What the task requires:
Copy each line of the data below exactly, leaving out pictures.

Dataset extract:
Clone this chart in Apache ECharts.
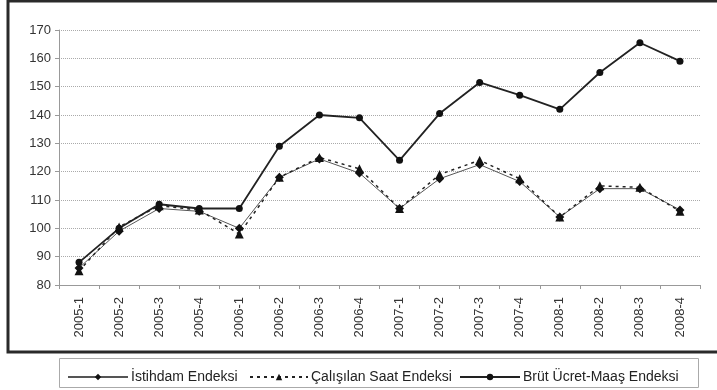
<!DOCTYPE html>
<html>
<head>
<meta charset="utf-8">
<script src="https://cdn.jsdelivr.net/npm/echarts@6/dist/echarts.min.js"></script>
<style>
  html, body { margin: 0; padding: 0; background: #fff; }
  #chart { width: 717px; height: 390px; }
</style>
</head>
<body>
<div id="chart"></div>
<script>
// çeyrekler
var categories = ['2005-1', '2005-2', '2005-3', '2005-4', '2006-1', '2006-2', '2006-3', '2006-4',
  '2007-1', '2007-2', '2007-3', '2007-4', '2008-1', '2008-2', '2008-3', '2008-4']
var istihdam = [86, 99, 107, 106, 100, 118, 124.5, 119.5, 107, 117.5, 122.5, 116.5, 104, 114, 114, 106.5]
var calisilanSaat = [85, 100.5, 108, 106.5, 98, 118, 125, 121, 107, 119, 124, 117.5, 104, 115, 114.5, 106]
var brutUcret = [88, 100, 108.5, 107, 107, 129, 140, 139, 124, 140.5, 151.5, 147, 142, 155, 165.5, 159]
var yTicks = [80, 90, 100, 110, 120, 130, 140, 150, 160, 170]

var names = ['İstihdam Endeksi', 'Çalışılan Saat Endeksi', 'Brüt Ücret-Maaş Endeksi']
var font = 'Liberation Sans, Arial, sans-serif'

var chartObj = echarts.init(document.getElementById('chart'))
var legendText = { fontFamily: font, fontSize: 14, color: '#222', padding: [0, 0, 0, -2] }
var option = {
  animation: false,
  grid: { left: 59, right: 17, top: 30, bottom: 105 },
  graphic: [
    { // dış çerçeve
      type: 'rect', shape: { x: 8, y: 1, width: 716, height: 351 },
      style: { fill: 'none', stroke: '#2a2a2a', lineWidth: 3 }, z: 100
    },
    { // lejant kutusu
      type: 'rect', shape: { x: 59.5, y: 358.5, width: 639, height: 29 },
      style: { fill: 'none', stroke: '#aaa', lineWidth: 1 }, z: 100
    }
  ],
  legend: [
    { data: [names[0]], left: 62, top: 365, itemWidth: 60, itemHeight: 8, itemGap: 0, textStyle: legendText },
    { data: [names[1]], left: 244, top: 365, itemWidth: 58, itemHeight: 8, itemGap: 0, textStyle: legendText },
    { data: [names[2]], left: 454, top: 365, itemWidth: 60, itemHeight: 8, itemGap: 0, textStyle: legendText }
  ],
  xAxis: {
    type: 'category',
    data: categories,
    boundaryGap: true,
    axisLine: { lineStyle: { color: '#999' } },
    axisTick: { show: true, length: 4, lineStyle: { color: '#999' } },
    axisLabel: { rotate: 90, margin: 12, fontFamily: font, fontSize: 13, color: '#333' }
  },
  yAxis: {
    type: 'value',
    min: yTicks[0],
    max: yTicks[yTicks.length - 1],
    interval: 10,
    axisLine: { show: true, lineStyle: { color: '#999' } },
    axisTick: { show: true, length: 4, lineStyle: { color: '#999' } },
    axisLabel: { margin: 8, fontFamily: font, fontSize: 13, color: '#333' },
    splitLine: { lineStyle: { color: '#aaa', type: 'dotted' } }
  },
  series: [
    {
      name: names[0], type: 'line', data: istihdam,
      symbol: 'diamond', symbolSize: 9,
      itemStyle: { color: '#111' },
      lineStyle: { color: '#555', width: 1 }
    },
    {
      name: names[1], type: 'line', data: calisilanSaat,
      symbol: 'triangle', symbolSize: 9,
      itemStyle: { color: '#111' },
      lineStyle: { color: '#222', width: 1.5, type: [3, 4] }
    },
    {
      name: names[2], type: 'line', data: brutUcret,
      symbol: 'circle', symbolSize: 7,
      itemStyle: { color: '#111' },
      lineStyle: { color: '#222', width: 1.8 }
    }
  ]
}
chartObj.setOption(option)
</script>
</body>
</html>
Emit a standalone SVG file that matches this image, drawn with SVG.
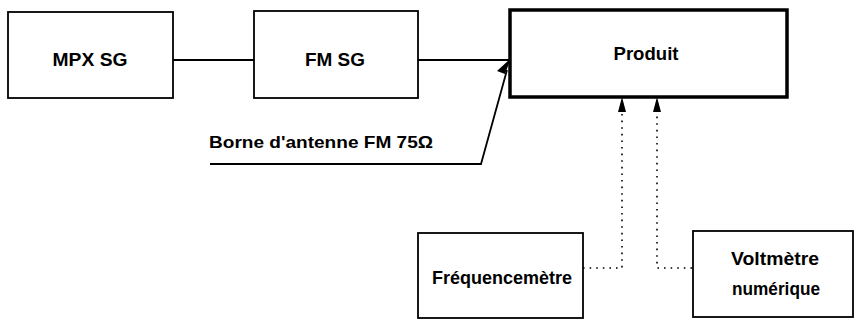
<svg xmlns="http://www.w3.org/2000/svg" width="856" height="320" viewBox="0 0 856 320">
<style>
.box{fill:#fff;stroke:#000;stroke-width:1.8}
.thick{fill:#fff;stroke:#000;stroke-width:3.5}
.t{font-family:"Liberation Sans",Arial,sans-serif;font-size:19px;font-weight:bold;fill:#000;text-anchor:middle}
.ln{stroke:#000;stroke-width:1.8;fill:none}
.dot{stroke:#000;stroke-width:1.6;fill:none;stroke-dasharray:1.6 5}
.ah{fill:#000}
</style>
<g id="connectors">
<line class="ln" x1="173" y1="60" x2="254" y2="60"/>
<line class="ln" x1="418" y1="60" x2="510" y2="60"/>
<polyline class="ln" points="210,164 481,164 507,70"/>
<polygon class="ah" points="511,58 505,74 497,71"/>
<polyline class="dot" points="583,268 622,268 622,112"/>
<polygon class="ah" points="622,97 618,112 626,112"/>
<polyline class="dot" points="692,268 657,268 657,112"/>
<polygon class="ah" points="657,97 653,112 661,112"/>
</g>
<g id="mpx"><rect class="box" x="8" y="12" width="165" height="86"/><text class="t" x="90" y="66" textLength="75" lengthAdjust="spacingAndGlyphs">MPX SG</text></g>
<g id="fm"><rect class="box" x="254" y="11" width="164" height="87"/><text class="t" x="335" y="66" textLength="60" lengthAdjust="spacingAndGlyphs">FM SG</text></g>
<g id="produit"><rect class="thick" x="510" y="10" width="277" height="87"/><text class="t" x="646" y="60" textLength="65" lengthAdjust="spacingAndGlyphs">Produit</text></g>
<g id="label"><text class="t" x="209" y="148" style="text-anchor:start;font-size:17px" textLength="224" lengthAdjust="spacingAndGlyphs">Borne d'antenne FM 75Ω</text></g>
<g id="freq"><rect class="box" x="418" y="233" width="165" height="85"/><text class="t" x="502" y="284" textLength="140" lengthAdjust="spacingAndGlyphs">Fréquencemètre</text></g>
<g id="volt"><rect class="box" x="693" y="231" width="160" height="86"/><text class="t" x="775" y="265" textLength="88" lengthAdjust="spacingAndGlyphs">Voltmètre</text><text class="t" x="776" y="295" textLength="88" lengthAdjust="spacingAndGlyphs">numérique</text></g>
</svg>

Task output:
Clone this chart in Apache ECharts.
<!DOCTYPE html>
<html>
<head>
<meta charset="utf-8">
<script src="https://cdn.jsdelivr.net/npm/echarts@6/dist/echarts.min.js"></script>
<style>
  html, body { margin: 0; padding: 0; background: #fff; }
  #chart { width: 717px; height: 390px; }
</style>
</head>
<body>
<div id="chart"></div>
<script>
// çeyrekler
var categories = ['2005-1', '2005-2', '2005-3', '2005-4', '2006-1', '2006-2', '2006-3', '2006-4',
  '2007-1', '2007-2', '2007-3', '2007-4', '2008-1', '2008-2', '2008-3', '2008-4']
var istihdam = [86, 99, 107, 106, 100, 118, 124.5, 119.5, 107, 117.5, 122.5, 116.5, 104, 114, 114, 106.5]
var calisilanSaat = [85, 100.5, 108, 106.5, 98, 118, 125, 121, 107, 119, 124, 117.5, 104, 115, 114.5, 106]
var brutUcret = [88, 100, 108.5, 107, 107, 129, 140, 139, 124, 140.5, 151.5, 147, 142, 155, 165.5, 159]
var yTicks = [80, 90, 100, 110, 120, 130, 140, 150, 160, 170]

var names = ['İstihdam Endeksi', 'Çalışılan Saat Endeksi', 'Brüt Ücret-Maaş Endeksi']
var font = 'Liberation Sans, Arial, sans-serif'

var chartObj = echarts.init(document.getElementById('chart'))
var legendText = { fontFamily: font, fontSize: 14, color: '#222', padding: [0, 0, 0, -2] }
var option = {
  animation: false,
  grid: { left: 59, right: 17, top: 30, bottom: 105 },
  graphic: [
    { // dış çerçeve
      type: 'rect', shape: { x: 8, y: 1, width: 716, height: 351 },
      style: { fill: 'none', stroke: '#2a2a2a', lineWidth: 3 }, z: 100
    },
    { // lejant kutusu
      type: 'rect', shape: { x: 59.5, y: 358.5, width: 639, height: 29 },
      style: { fill: 'none', stroke: '#aaa', lineWidth: 1 }, z: 100
    }
  ],
  legend: [
    { data: [names[0]], left: 62, top: 365, itemWidth: 60, itemHeight: 8, itemGap: 0, textStyle: legendText },
    { data: [names[1]], left: 244, top: 365, itemWidth: 58, itemHeight: 8, itemGap: 0, textStyle: legendText },
    { data: [names[2]], left: 454, top: 365, itemWidth: 60, itemHeight: 8, itemGap: 0, textStyle: legendText }
  ],
  xAxis: {
    type: 'category',
    data: categories,
    boundaryGap: true,
    axisLine: { lineStyle: { color: '#999' } },
    axisTick: { show: true, length: 4, lineStyle: { color: '#999' } },
    axisLabel: { rotate: 90, margin: 12, fontFamily: font, fontSize: 13, color: '#333' }
  },
  yAxis: {
    type: 'value',
    min: yTicks[0],
    max: yTicks[yTicks.length - 1],
    interval: 10,
    axisLine: { show: true, lineStyle: { color: '#999' } },
    axisTick: { show: true, length: 4, lineStyle: { color: '#999' } },
    axisLabel: { margin: 8, fontFamily: font, fontSize: 13, color: '#333' },
    splitLine: { lineStyle: { color: '#aaa', type: 'dotted' } }
  },
  series: [
    {
      name: names[0], type: 'line', data: istihdam,
      symbol: 'diamond', symbolSize: 9,
      itemStyle: { color: '#111' },
      lineStyle: { color: '#555', width: 1 }
    },
    {
      name: names[1], type: 'line', data: calisilanSaat,
      symbol: 'triangle', symbolSize: 9,
      itemStyle: { color: '#111' },
      lineStyle: { color: '#222', width: 1.5, type: [3, 4] }
    },
    {
      name: names[2], type: 'line', data: brutUcret,
      symbol: 'circle', symbolSize: 7,
      itemStyle: { color: '#111' },
      lineStyle: { color: '#222', width: 1.8 }
    }
  ]
}
chartObj.setOption(option)
</script>
</body>
</html>
Emit a standalone SVG file that matches this image, drawn with SVG.
<svg xmlns="http://www.w3.org/2000/svg" width="856" height="320" viewBox="0 0 856 320">
<style>
.box{fill:#fff;stroke:#000;stroke-width:1.8}
.thick{fill:#fff;stroke:#000;stroke-width:3.5}
.t{font-family:"Liberation Sans",Arial,sans-serif;font-size:19px;font-weight:bold;fill:#000;text-anchor:middle}
.ln{stroke:#000;stroke-width:1.8;fill:none}
.dot{stroke:#000;stroke-width:1.6;fill:none;stroke-dasharray:1.6 5}
.ah{fill:#000}
</style>
<g id="connectors">
<line class="ln" x1="173" y1="60" x2="254" y2="60"/>
<line class="ln" x1="418" y1="60" x2="510" y2="60"/>
<polyline class="ln" points="210,164 481,164 507,70"/>
<polygon class="ah" points="511,58 505,74 497,71"/>
<polyline class="dot" points="583,268 622,268 622,112"/>
<polygon class="ah" points="622,97 618,112 626,112"/>
<polyline class="dot" points="692,268 657,268 657,112"/>
<polygon class="ah" points="657,97 653,112 661,112"/>
</g>
<g id="mpx"><rect class="box" x="8" y="12" width="165" height="86"/><text class="t" x="90" y="66" textLength="75" lengthAdjust="spacingAndGlyphs">MPX SG</text></g>
<g id="fm"><rect class="box" x="254" y="11" width="164" height="87"/><text class="t" x="335" y="66" textLength="60" lengthAdjust="spacingAndGlyphs">FM SG</text></g>
<g id="produit"><rect class="thick" x="510" y="10" width="277" height="87"/><text class="t" x="646" y="60" textLength="65" lengthAdjust="spacingAndGlyphs">Produit</text></g>
<g id="label"><text class="t" x="209" y="148" style="text-anchor:start;font-size:17px" textLength="224" lengthAdjust="spacingAndGlyphs">Borne d'antenne FM 75Ω</text></g>
<g id="freq"><rect class="box" x="418" y="233" width="165" height="85"/><text class="t" x="502" y="284" textLength="140" lengthAdjust="spacingAndGlyphs">Fréquencemètre</text></g>
<g id="volt"><rect class="box" x="693" y="231" width="160" height="86"/><text class="t" x="775" y="265" textLength="88" lengthAdjust="spacingAndGlyphs">Voltmètre</text><text class="t" x="776" y="295" textLength="88" lengthAdjust="spacingAndGlyphs">numérique</text></g>
</svg>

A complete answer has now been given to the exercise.